According to their report, AI adoption can be best described in four components: machine learning (statistical models); deep learning (neural networks); natural language processing (understanding text as having meaning); and computer vision (being able to “read” images).

For growth, natural language processing is the frontrunner, with 62 percent of companies reporting having adopted it (up from 53 percent a year ago). Behind is machine learning, then computer vision and deep learning. All growth numbers are up from a year and Deloitte researchers ascribes this improvement to increased investment. Over one third of executives who responded to their survey said have set aside $5 million or more for “cognitive” technologies like deep learning and machine learning. 

Signs of experimentation don’t end there. 55 percent of executives said they’d launched six or more pilots (up from 35 percent a year ago), with 58 percent telling Deloitte they’d undertaken six or more full implementations (up 32 percent). 

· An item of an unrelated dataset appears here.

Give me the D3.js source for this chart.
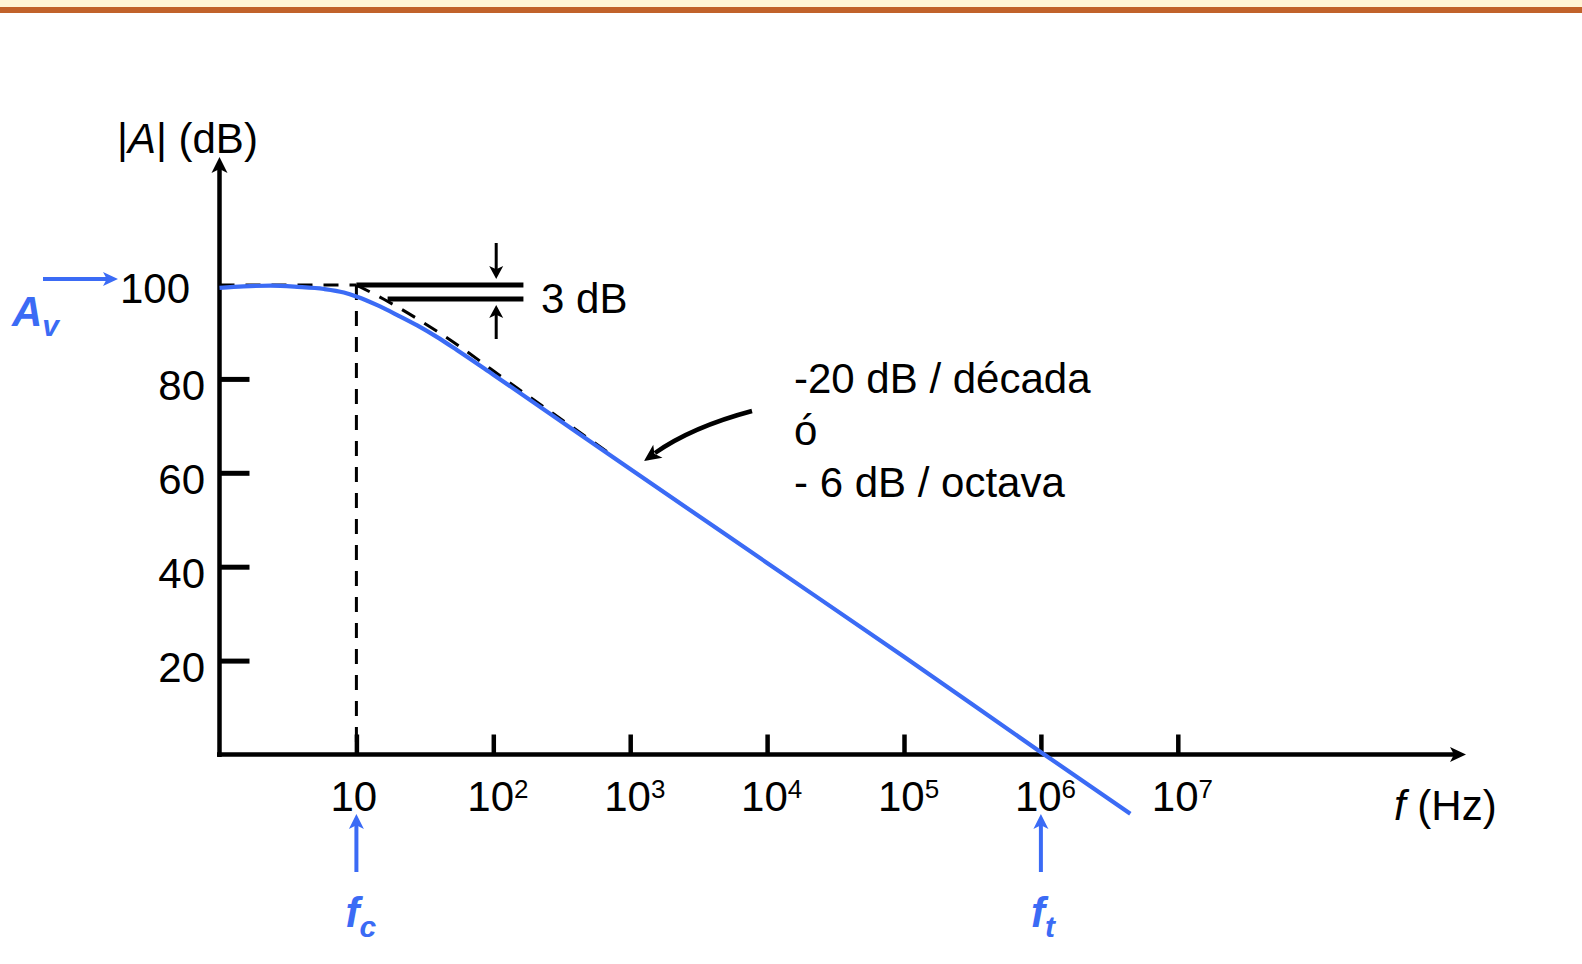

Why such a rapid pace of development? 42 percent of executives surveyed believe that adopting AI will be of “critical strategic importance” within the next two years and they’re already seeing their efforts pay off as more than 80 percent said their AI investments resulted in a financial return. AI has taken a particular hold of the technology, professional services, and media and entertainment/telecommunications sectors, with companies like Netflix using AI to save $1 billion in potential lost revenue in the process.

Algorithm tweaks aren’t the only way executives hope to cut costs through AI as a majority of executives in the survey also appear to anticipate investing automation will result in job cuts. On the flip side, executives also think AI will be a benefit to their workforce with 72 percent and 78 percent said it’ll increase job satisfaction and “fuel new ways of working,” respectively.

The embrace of AI is not without reservations. Executives in the survey expressed a wariness about “cybersecurity vulnerabilities,” poor decision-making based on AI and even the failure of AI in a mission-critical or life-and-death situation. Moreover, the legal and regulatory landscape is still uncertain and presents ethical issues and risks, particularly as the technology becomes harder to scrutinize as “black boxes” whose reasoning even experts can’t always comprehend. The hunt for talent that develop these game-changing technologies also remains a concern in the face of an imminent skills gap.

Perhaps the sense of difficulty of this whole shift to AI is beginning to sink in among executives. Tellingly, only about 56 percent of them said cognitive technologies would transform their companies within three years, down from 76 percent last year. Nevertheless, Deloitte concludes that the overall tone from executive is enthusiastic and bullish about the potential of AI.